Agora somos livres. Temos a responsabilidade de tudo ou quase tudo o que se passa nas nossas vidas. O império do livre-arbítrio, da soberania das escolhas individuais, do culto da diferença.
Antigamente, faziam-se coisas porque sim, ou porque os nossos pais, ou porque os nossos maridos, ou porque o Padre, ou porque não podia ser de outra maneira. Tinhamos o nosso percurso tutelado desde o berço até à cova. A vida era pré-determinada pela moral dominante, pela religião, pela família, pela comunidade. Não se contavam filmes: mostravam-se fotografias que apenas mudavam para mais amarelo com o passar dos anos. Havia poucas dúvidas e essas eram despachadas para os domínios (suspeitos) da arte, da loucura ou da marginalidade.
Agora estamos sós, sem saber muitas vezes o que fazer de tanta liberdade, devendo moldar o destino com as nossas próprias mãos. E o céu é o limite de tantas expectativas que, afinal de contas, nunca chegam a levantar vôo... Não deixamos de ser crianças, espantadas pela ilusão da ausência de punição e de restrições. Mas, elas existem... e como !

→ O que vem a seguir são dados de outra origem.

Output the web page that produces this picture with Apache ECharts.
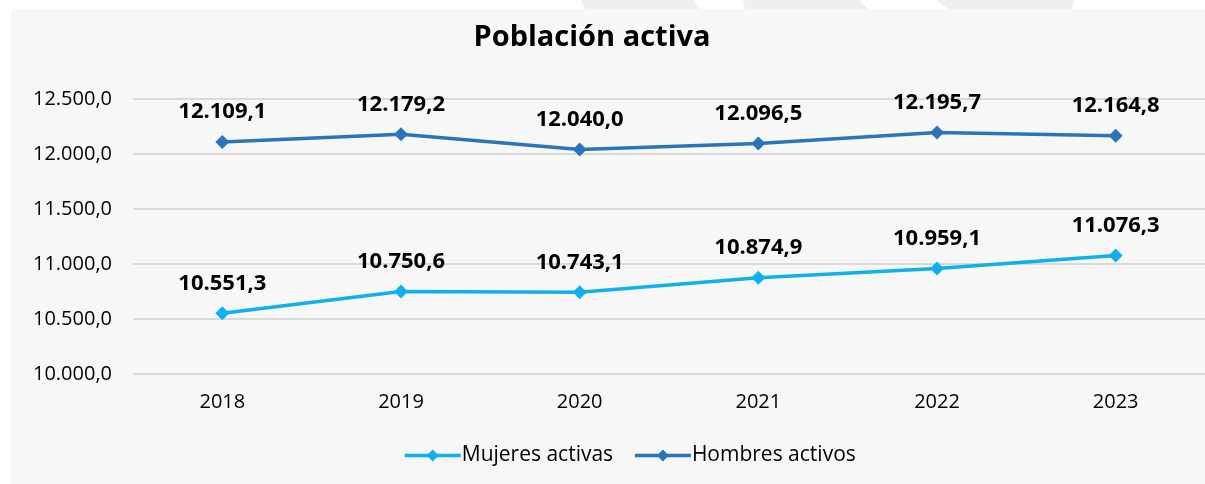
<!DOCTYPE html>
<html>
<head>
<meta charset="utf-8">
<script src="https://cdn.jsdelivr.net/npm/echarts@6/dist/echarts.min.js"></script>
<style>
  html, body { margin: 0; padding: 0; background: #fff; }
  #chart { width: 1205px; height: 484px; }
</style>
</head>
<body>
<div id="chart"></div>
<script>
// datos
const years = ['2018', '2019', '2020', '2021', '2022', '2023'];
const mujeres = [10551.3, 10750.6, 10743.1, 10874.9, 10959.1, 11076.3];
const hombres = [12109.1, 12179.2, 12040.0, 12096.5, 12195.7, 12164.8];

// 12345.6 -> "12.345,6"
function fmt(v) {
  const parts = Number(v).toFixed(1).split('.');
  return parts[0].replace(/\B(?=(\d{3})+(?!\d))/g, '.') + ',' + parts[1];
}

const font = '"Open Sans", "Noto Sans", sans-serif';
const chart = echarts.init(document.getElementById('chart'));

const option = {
  backgroundColor: '#fff',
  graphic: [
    { type: 'rect', z: -10, shape: { x: 11, y: 9, width: 1194, height: 475 }, style: { fill: '#f7f7f7' } },
    { type: 'polygon', z: -10, shape: { points: [[581, 0], [694, 0], [698, 9], [585, 9]] }, style: { fill: '#efefef' } },
    { type: 'polygon', z: -10, shape: { points: [[743, 0], [860, 0], [867, 9], [745, 9]] }, style: { fill: '#efefef' } },
    { type: 'polygon', z: -10, shape: { points: [[937, 0], [1074, 0], [1072, 9], [948, 9]] }, style: { fill: '#efefef' } }
  ],
  title: {
    text: 'Población activa',
    left: 587,
    textAlign: 'center',
    top: 18,
    textStyle: { fontFamily: font, fontSize: 29, fontWeight: 'bold', color: '#000' }
  },
  legend: {
    data: ['Mujeres activas', 'Hombres activos'],
    left: 398,
    top: 440,
    itemWidth: 56,
    itemHeight: 15,
    itemGap: 20,
    lineStyle: { width: 3.5 },
    textStyle: { fontFamily: font, fontSize: 21, color: '#000', padding: [0, 0, 0, -4] }
  },
  grid: { left: 133, right: 0, top: 99, height: 275 },
  xAxis: {
    type: 'category',
    data: years,
    axisLine: { show: false },
    axisTick: { show: false },
    axisLabel: { fontFamily: font, fontSize: 20, color: '#000', margin: 18 }
  },
  yAxis: {
    type: 'value',
    min: 10000,
    max: 12500,
    interval: 500,
    axisLine: { show: false },
    axisTick: { show: false },
    splitLine: { lineStyle: { color: '#d9d9d9', width: 2 } },
    axisLabel: { fontFamily: font, fontSize: 20, color: '#000', margin: 21, formatter: fmt }
  },
  series: [
    {
      name: 'Mujeres activas',
      type: 'line',
      data: mujeres,
      color: '#0fb0ee',
      symbol: 'diamond',
      symbolSize: 14,
      lineStyle: { width: 3.5 },
      label: {
        show: true, position: 'top', distance: 12,
        fontFamily: font, fontSize: 22, fontWeight: 'bold', color: '#000',
        formatter: (p) => fmt(p.value)
      }
    },
    {
      name: 'Hombres activos',
      type: 'line',
      data: hombres,
      color: '#2a74bb',
      symbol: 'diamond',
      symbolSize: 14,
      lineStyle: { width: 3.5 },
      label: {
        show: true, position: 'top', distance: 12,
        fontFamily: font, fontSize: 22, fontWeight: 'bold', color: '#000',
        formatter: (p) => fmt(p.value)
      }
    }
  ]
};

chart.setOption(option);
</script>
</body>
</html>
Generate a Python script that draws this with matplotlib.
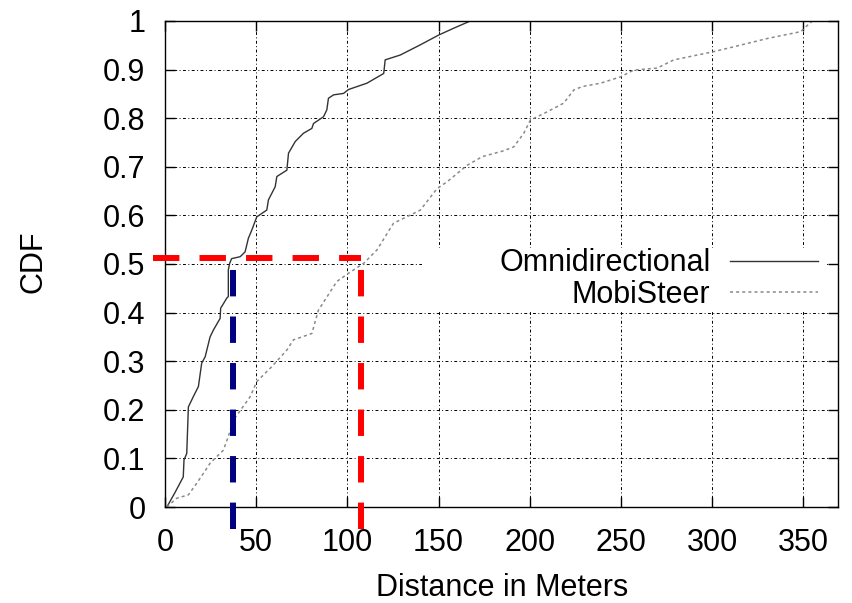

Carregamos sózinhos os sucessos e as derrotas que durante muito tempo atribuimos comodamente ao "sistema". A ilusão da liberdade individual fez-nos perder alibis. Ilusão que, apesar de tudo, é cada vez menos ilusão. E isso faz parte do progresso da Humanidade, no sentido da imanência e da libertação em relação ao obscurantismo e à opressão dos mitos. O avanço da liberdade, contudo, tem custos. Talvez os principais sejam a solidão e a quebra dos laços sociais.
O que vem provar, mais uma vez, que a vida é feita de contrastes, do sim e do não, da coexistência do bom e do mau. Que cada avanço comporta algum retrocesso. E que procurar conclusões unilaterais e definitivas é uma ficção. Talvez o único império intemporal e inexpugnável seja o da Razão.